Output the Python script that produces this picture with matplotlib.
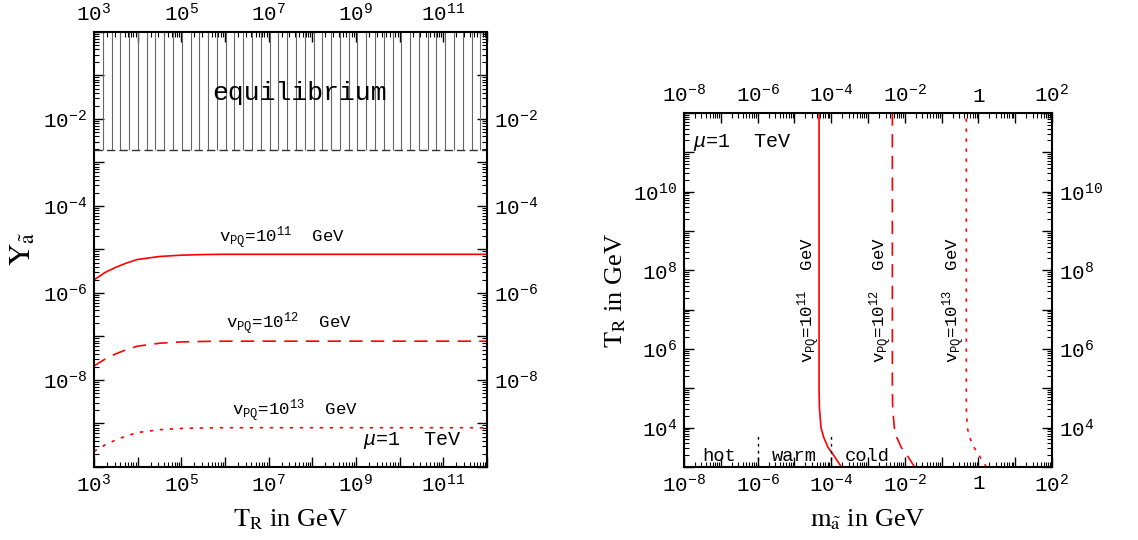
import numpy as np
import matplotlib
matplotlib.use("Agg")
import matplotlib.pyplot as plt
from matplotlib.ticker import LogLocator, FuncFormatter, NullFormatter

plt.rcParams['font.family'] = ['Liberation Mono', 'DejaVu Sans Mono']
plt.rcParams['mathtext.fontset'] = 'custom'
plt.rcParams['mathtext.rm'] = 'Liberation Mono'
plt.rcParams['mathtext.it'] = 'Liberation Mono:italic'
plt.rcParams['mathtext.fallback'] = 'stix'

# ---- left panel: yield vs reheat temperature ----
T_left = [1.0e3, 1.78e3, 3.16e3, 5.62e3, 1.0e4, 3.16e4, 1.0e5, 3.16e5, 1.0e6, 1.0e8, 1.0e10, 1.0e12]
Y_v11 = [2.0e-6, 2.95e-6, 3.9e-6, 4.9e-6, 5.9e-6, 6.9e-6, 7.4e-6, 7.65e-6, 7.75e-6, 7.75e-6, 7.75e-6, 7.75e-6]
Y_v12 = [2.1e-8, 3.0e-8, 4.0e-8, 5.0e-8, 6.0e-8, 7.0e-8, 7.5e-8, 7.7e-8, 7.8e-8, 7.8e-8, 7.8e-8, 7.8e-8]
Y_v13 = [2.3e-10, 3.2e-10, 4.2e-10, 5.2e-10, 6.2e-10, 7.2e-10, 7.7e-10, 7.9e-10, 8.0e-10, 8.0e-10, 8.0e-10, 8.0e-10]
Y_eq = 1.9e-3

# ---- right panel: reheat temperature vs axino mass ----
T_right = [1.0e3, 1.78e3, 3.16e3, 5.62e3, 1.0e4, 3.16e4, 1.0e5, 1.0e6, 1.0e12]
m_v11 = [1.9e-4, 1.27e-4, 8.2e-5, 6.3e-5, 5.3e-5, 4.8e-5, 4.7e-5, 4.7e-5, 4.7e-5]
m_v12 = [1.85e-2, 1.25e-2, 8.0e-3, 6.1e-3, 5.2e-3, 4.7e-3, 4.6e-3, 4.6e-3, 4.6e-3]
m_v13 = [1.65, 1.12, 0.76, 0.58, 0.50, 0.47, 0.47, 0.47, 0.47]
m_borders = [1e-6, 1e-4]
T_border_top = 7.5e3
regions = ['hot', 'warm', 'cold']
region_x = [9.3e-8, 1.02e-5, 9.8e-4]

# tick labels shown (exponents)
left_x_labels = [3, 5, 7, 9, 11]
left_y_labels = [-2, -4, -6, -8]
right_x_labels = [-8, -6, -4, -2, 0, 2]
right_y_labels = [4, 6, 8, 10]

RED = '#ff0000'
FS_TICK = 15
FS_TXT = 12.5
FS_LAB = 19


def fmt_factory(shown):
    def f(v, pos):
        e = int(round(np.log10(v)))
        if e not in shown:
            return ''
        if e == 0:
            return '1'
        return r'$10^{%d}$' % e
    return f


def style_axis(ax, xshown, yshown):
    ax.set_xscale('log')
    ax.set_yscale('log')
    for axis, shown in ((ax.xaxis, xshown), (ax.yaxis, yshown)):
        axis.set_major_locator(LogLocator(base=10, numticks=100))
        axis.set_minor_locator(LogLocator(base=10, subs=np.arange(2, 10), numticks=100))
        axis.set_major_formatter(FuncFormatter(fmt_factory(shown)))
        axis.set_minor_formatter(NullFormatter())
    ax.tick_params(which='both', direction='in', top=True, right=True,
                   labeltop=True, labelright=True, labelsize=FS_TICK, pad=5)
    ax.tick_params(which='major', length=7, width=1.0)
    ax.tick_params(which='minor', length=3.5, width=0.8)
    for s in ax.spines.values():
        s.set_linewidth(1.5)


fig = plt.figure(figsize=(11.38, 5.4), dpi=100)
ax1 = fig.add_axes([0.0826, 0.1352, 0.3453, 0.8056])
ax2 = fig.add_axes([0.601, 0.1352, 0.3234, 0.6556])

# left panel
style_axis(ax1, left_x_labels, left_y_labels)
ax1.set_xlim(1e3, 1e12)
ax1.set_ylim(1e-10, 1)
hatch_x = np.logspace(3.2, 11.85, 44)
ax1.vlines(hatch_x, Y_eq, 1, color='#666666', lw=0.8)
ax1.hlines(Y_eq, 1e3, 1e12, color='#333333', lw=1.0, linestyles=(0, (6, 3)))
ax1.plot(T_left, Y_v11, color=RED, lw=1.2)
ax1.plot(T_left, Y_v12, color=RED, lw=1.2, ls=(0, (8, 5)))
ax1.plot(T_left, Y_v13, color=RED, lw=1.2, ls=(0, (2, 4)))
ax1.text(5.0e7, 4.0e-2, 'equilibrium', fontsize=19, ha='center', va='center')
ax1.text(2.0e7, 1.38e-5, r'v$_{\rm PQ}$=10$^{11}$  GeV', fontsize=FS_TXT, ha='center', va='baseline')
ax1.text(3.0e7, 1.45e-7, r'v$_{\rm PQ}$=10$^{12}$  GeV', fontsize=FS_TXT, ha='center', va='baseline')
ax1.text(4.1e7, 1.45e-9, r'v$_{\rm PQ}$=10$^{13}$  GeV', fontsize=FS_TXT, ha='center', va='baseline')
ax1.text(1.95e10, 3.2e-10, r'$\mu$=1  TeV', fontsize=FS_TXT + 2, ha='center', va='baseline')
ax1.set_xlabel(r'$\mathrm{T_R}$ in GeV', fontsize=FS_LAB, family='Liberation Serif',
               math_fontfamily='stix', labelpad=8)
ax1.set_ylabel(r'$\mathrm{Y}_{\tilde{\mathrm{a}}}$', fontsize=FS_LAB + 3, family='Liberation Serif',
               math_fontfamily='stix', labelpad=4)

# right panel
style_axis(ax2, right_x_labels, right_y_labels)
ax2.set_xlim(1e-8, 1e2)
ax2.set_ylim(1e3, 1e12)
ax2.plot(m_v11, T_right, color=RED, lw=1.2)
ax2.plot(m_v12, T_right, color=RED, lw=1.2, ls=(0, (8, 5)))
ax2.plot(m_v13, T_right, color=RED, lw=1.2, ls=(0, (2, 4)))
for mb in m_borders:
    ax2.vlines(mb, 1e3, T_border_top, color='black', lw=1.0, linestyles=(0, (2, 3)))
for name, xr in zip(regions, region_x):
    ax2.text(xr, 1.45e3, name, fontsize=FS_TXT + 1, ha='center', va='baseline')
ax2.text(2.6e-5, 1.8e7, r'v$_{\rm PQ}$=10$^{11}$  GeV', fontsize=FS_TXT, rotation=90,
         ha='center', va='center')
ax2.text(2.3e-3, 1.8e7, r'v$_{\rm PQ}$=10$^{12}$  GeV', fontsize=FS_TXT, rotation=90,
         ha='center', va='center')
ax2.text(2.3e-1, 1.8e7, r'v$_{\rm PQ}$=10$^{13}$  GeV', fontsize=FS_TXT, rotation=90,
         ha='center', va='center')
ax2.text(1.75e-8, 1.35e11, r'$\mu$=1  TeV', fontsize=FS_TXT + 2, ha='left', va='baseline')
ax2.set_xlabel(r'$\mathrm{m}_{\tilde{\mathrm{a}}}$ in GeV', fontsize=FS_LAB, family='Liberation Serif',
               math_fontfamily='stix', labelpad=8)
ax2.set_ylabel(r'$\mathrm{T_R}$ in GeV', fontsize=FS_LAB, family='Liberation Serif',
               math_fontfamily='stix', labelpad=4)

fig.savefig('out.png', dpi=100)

·····

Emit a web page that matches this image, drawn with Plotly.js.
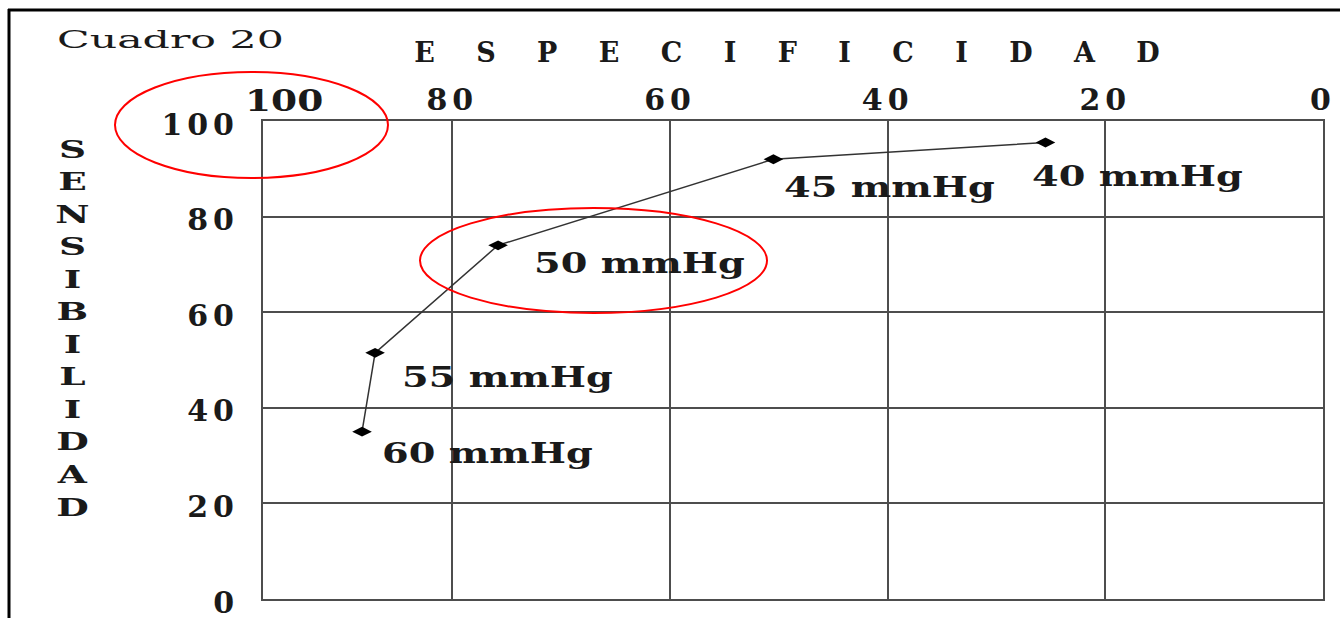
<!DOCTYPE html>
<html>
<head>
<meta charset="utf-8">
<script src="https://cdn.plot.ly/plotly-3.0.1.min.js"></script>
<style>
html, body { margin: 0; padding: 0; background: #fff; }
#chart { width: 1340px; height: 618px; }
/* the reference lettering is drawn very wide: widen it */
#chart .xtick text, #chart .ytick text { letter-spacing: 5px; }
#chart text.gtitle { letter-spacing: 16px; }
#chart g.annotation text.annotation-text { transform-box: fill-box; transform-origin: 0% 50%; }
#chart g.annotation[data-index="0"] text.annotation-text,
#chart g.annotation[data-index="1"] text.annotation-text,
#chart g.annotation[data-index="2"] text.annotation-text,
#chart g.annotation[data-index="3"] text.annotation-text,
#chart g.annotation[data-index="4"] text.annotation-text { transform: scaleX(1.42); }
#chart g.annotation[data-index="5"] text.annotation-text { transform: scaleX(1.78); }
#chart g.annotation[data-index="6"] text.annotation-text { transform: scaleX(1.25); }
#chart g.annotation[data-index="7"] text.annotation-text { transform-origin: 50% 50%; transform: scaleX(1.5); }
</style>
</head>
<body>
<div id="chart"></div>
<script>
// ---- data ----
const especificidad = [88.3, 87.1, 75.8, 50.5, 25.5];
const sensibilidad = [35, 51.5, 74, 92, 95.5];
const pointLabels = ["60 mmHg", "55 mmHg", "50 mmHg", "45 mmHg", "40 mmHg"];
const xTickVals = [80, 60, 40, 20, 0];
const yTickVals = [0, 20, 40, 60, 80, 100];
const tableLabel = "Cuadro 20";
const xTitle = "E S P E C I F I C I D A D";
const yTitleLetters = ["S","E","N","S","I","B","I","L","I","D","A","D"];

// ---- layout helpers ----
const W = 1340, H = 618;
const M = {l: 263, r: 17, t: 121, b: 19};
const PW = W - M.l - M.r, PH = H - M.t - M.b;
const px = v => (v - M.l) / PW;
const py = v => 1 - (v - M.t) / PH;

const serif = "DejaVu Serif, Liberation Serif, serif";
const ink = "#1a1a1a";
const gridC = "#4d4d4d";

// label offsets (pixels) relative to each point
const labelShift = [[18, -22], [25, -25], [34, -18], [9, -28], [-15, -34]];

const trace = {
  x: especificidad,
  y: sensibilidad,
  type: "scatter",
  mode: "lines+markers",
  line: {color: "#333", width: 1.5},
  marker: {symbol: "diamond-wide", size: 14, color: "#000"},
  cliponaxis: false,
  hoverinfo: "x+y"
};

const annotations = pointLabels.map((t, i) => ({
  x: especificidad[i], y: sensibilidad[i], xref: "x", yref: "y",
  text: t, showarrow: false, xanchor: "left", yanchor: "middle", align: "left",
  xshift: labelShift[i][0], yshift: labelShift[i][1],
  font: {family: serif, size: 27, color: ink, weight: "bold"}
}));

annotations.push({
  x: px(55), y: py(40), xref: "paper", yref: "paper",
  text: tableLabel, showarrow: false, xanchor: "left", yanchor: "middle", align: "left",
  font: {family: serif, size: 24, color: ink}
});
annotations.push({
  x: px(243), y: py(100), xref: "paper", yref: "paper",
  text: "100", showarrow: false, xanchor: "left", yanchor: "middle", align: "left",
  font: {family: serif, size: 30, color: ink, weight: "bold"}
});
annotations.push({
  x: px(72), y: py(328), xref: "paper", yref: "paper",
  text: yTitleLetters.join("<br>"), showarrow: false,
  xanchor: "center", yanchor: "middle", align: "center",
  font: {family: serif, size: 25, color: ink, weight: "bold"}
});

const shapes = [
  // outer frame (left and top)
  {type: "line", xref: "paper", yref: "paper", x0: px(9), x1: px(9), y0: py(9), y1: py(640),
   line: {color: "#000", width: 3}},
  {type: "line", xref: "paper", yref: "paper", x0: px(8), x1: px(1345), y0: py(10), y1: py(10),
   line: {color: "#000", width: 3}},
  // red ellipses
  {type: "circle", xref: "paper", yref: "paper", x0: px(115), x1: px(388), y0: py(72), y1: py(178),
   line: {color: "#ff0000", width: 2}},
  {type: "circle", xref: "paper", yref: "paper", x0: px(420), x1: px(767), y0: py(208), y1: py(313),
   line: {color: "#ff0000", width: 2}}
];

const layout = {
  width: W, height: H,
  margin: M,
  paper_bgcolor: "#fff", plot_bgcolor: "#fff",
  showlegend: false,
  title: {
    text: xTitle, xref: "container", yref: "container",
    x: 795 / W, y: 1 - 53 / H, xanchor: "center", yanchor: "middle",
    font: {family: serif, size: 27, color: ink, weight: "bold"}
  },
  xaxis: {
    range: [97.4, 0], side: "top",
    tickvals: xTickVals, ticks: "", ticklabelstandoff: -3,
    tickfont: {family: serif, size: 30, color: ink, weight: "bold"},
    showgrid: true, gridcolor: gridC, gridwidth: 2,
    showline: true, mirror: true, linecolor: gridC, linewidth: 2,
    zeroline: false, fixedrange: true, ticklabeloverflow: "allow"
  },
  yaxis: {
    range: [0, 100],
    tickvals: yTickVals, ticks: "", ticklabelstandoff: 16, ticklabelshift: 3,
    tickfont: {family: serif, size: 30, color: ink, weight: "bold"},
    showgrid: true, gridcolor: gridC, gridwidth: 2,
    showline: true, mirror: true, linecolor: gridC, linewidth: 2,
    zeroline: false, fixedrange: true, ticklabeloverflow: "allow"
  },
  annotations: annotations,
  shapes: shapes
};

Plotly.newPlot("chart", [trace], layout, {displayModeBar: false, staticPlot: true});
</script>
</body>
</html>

·····

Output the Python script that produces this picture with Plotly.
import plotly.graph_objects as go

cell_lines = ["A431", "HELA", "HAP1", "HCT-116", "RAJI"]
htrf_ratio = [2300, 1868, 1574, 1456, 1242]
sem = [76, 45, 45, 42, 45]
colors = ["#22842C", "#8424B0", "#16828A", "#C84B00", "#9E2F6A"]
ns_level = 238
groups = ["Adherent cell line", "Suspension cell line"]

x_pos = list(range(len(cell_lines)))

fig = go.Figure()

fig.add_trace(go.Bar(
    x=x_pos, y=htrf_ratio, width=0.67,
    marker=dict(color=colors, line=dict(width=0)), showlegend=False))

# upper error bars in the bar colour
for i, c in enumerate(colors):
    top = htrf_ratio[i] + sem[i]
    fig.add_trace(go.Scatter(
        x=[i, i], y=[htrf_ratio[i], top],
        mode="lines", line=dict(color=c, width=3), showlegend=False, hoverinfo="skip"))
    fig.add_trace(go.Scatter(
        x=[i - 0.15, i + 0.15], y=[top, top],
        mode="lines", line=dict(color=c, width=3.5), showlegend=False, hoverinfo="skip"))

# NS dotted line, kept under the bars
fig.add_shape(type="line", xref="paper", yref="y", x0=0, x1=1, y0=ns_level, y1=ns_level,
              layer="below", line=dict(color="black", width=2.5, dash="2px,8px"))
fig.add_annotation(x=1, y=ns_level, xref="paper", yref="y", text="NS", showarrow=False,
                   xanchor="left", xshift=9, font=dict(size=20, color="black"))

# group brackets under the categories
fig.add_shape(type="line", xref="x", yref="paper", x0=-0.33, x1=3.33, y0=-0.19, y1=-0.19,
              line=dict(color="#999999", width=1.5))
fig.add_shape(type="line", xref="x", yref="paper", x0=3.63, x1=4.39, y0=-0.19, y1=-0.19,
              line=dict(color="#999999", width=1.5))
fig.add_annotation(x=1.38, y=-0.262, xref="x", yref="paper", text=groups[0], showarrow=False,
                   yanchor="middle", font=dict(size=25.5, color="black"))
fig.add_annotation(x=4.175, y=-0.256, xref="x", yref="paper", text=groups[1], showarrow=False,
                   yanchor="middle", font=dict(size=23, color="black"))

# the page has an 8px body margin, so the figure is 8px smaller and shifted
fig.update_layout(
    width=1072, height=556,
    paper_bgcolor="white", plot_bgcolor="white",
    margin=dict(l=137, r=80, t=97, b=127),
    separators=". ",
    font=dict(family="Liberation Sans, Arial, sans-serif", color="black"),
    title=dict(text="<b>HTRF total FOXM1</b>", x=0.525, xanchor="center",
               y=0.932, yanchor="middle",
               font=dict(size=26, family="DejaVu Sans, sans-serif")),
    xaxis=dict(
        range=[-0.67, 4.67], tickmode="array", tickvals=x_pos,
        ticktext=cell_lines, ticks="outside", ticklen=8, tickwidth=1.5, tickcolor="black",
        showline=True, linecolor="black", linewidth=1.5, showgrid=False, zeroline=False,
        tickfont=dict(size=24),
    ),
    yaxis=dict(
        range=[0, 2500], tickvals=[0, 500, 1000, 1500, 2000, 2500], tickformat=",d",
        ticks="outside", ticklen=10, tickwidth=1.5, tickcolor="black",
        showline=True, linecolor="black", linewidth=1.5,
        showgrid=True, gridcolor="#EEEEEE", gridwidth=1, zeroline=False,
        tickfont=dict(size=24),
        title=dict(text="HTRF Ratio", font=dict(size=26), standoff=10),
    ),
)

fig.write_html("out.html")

·····

### Your goal
In the listing above, find the line with "picture with matplotlib." and the line with "Y_eq = 1.9e-3". Copy exactly those two and every line between, without the pictures.

### Response
Output the Python script that produces this picture with matplotlib.
import numpy as np
import matplotlib
matplotlib.use("Agg")
import matplotlib.pyplot as plt
from matplotlib.ticker import LogLocator, FuncFormatter, NullFormatter

plt.rcParams['font.family'] = ['Liberation Mono', 'DejaVu Sans Mono']
plt.rcParams['mathtext.fontset'] = 'custom'
plt.rcParams['mathtext.rm'] = 'Liberation Mono'
plt.rcParams['mathtext.it'] = 'Liberation Mono:italic'
plt.rcParams['mathtext.fallback'] = 'stix'

# ---- left panel: yield vs reheat temperature ----
T_left = [1.0e3, 1.78e3, 3.16e3, 5.62e3, 1.0e4, 3.16e4, 1.0e5, 3.16e5, 1.0e6, 1.0e8, 1.0e10, 1.0e12]
Y_v11 = [2.0e-6, 2.95e-6, 3.9e-6, 4.9e-6, 5.9e-6, 6.9e-6, 7.4e-6, 7.65e-6, 7.75e-6, 7.75e-6, 7.75e-6, 7.75e-6]
Y_v12 = [2.1e-8, 3.0e-8, 4.0e-8, 5.0e-8, 6.0e-8, 7.0e-8, 7.5e-8, 7.7e-8, 7.8e-8, 7.8e-8, 7.8e-8, 7.8e-8]
Y_v13 = [2.3e-10, 3.2e-10, 4.2e-10, 5.2e-10, 6.2e-10, 7.2e-10, 7.7e-10, 7.9e-10, 8.0e-10, 8.0e-10, 8.0e-10, 8.0e-10]
Y_eq = 1.9e-3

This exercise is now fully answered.